Week two: train initial models on historical data, validate against known failure events or quality defects, integrate with the plant's existing MES or SCADA dashboard so operators see predictions in their normal workflow. Operators begin testing the system against their domain expertise. Their feedback—this alert was useful, this prediction was too early, this sensor reading is unreliable—is incorporated in real time.
Weeks three through five: refine model accuracy based on production feedback, expand to additional equipment or production lines, establish monitoring for model drift and alert fatigue, and train maintenance or quality teams on the new workflow. By week five, the system is in production, operators trust it, and the plant has measurable data on downtime reduction, defect capture rate, or throughput improvement.
The critical difference from traditional consulting: operators interact with a working system in week two, not month six. Manufacturing AI adoption succeeds or fails based on operator trust. That trust is built through daily use and validated predictions, not training decks delivered after the system is already deployed.
Safety and compliance in manufacturing AI are design constraints, not afterthoughts
Manufacturing AI systems that influence production decisions must meet safety standards—ISO 13849 for machinery safety, IEC 62443 for industrial cybersecurity, and industry-specific standards like IATF 16949 for automotive or AS9100 for aerospace. These are real requirements with real consequences for non-compliance. A predictive maintenance system that incorrectly clears equipment for operation could cause safety incidents.
An AI-native approach builds these constraints into the system architecture from day one. Human-in-the-loop is not optional for safety-critical decisions—AI provides recommendations, operators make decisions. Alert thresholds are calibrated conservatively and tuned based on operator feedback. Audit trails capture every prediction, every operator action, and every override. These are not bolt-on features; they are structural elements of the system design.
Traditional consulting firms treat safety compliance as a validation phase near the end of the engagement.

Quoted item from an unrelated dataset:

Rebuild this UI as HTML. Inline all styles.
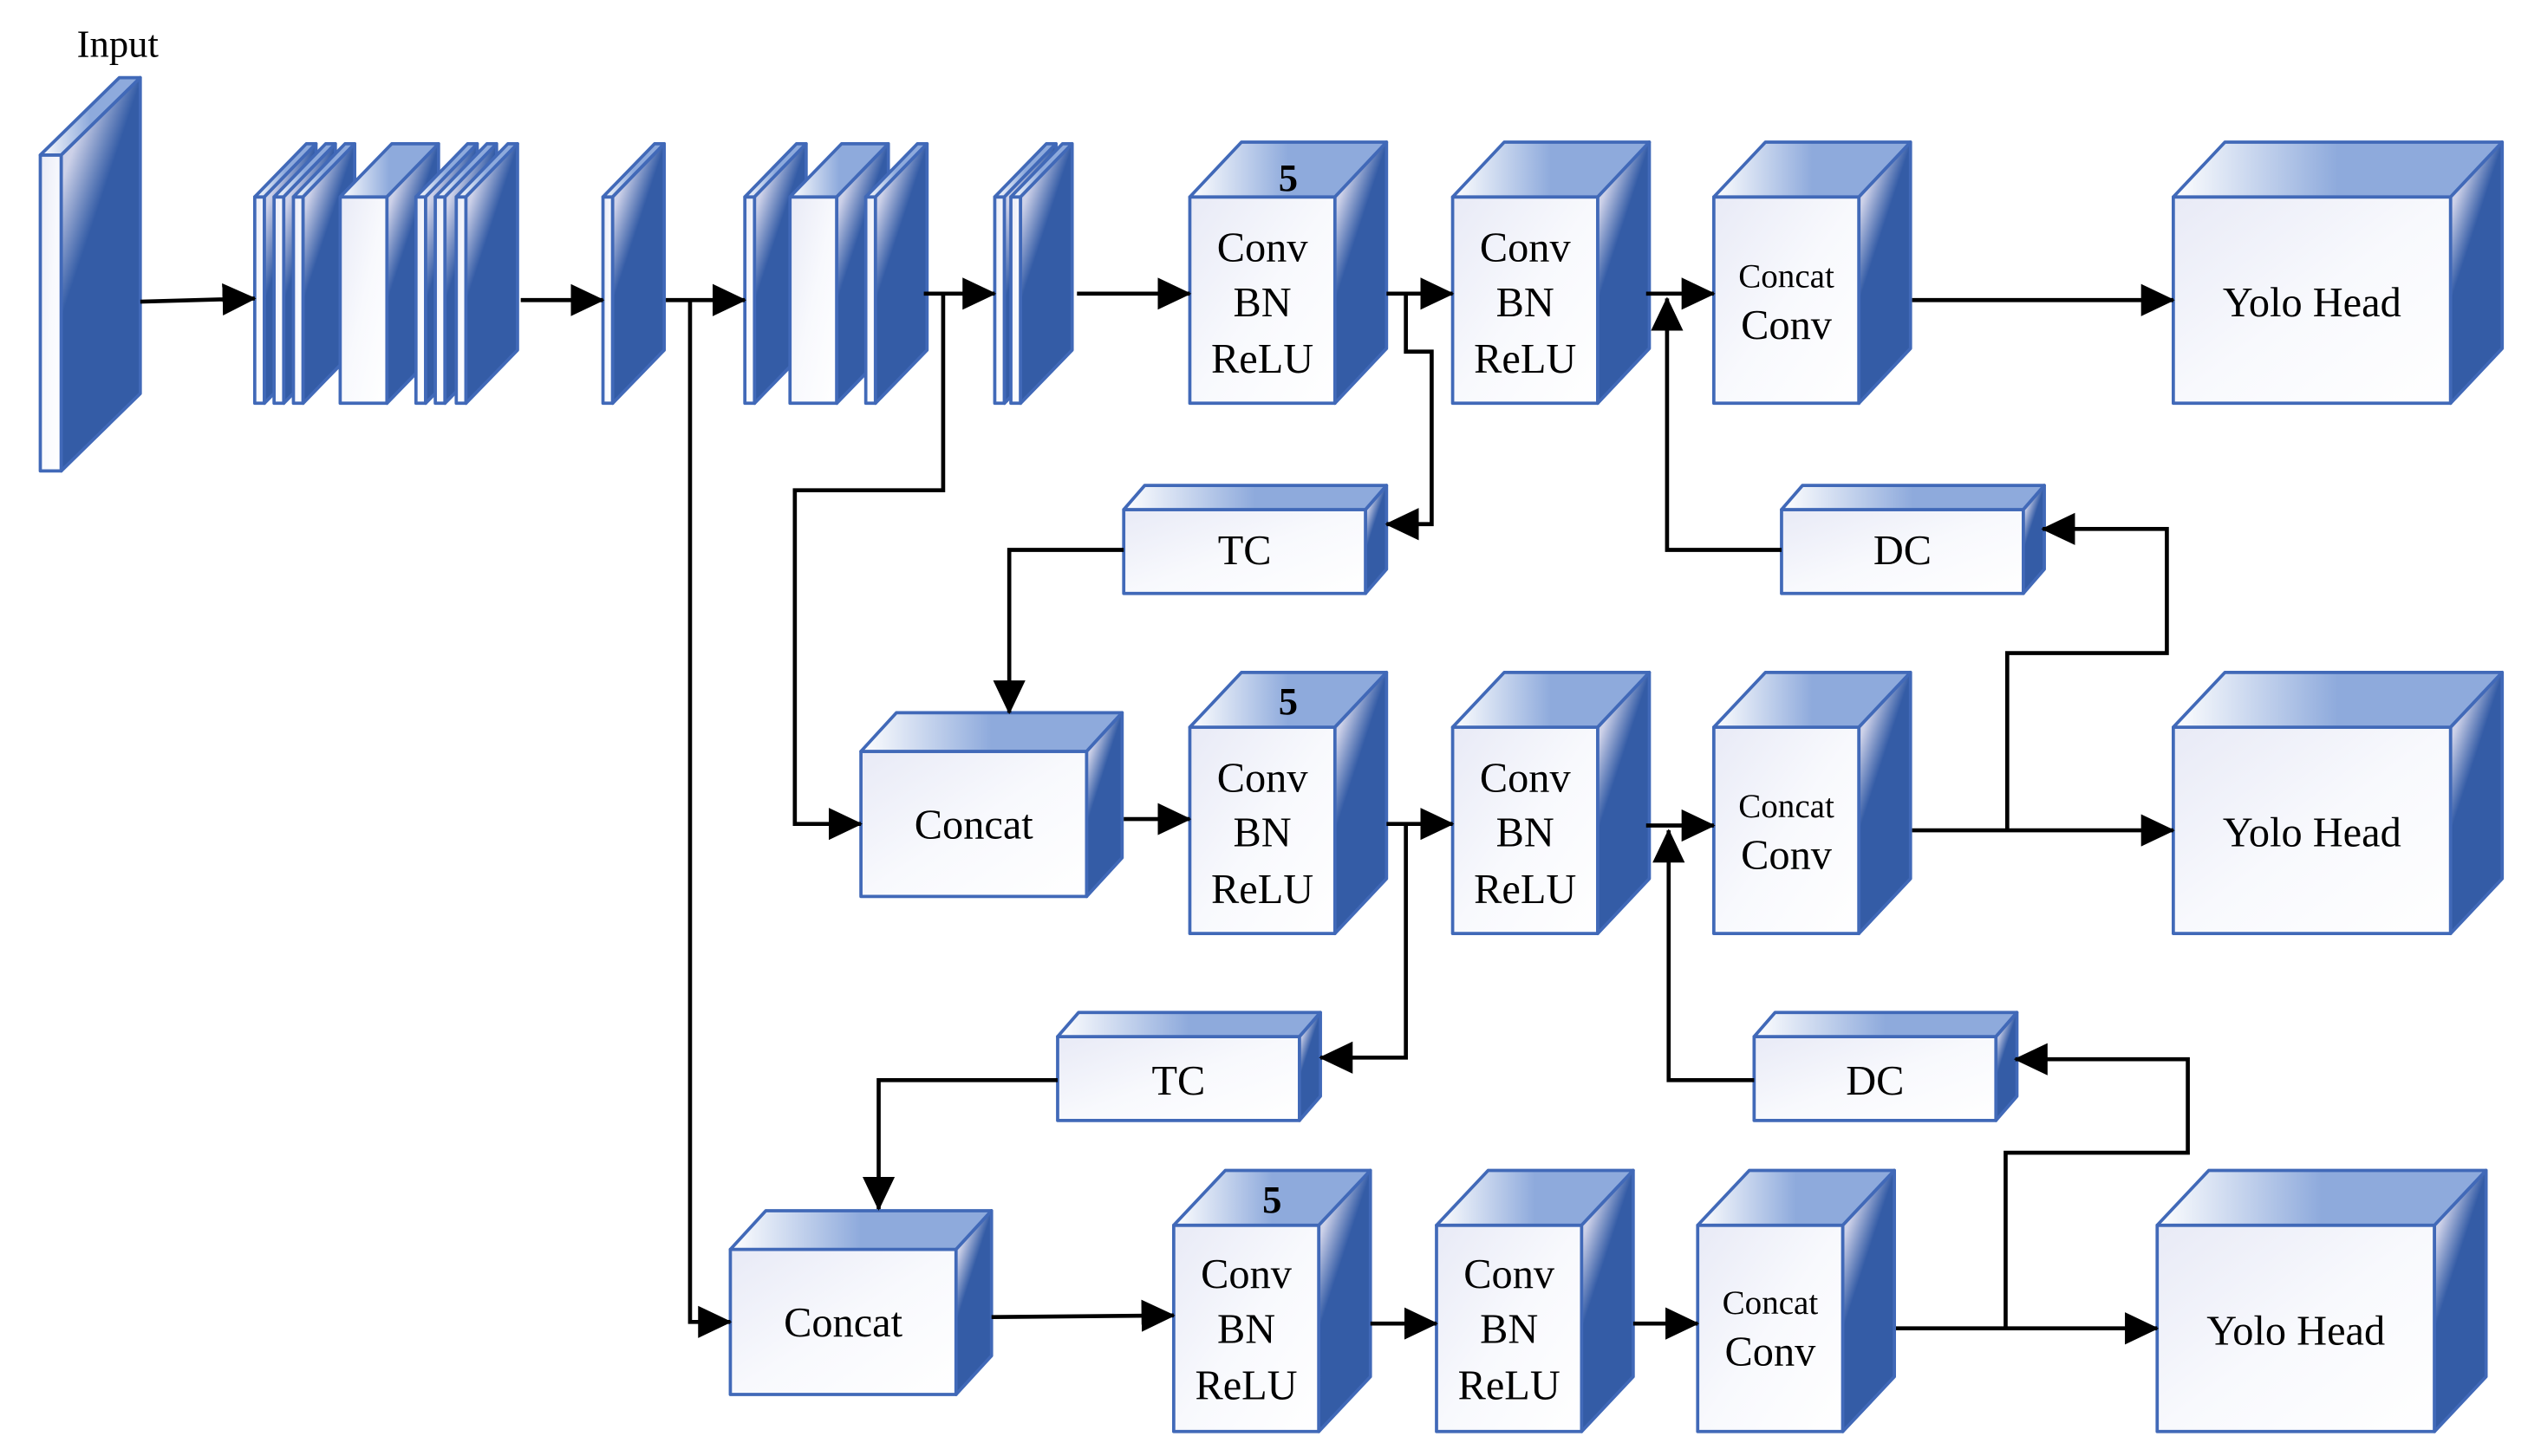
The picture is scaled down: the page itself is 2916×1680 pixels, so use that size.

The predictable result: the safety review identifies architectural issues that require rework, adding months to the timeline. When safety is a design constraint rather than a review gate, compliance accelerates delivery instead of delaying it.
The factories that move first will define the next decade of manufacturing
Manufacturing is entering a period of competitive bifurcation. Factories that deploy AI to production floors in 2026 will compound operational advantages—lower scrap rates, higher uptime, faster throughput, better quality—quarter over quarter. Factories that wait for their consulting partner to finish a 12-month digital transformation roadmap will fall further behind with each passing quarter.
The economics are clear. A $150K-$250K AI-native engagement that delivers production-ready predictive maintenance in five weeks generates 10-20x ROI in the first year through avoided downtime alone. A $1.2M traditional consulting engagement that delivers a roadmap and pilot in nine months generates slide decks and sunk cost. The choice is not about technology preference—it is about capital allocation discipline.
The manufacturers that will lead their industries in 2030 are making deployment decisions today. They are not waiting for perfect data, perfect infrastructure, or perfect organizational readiness. They are deploying AI on one production line, proving value in weeks, and scaling based on evidence. In manufacturing, where margins are thin and competition is relentless, speed to production is the only strategy that compounds.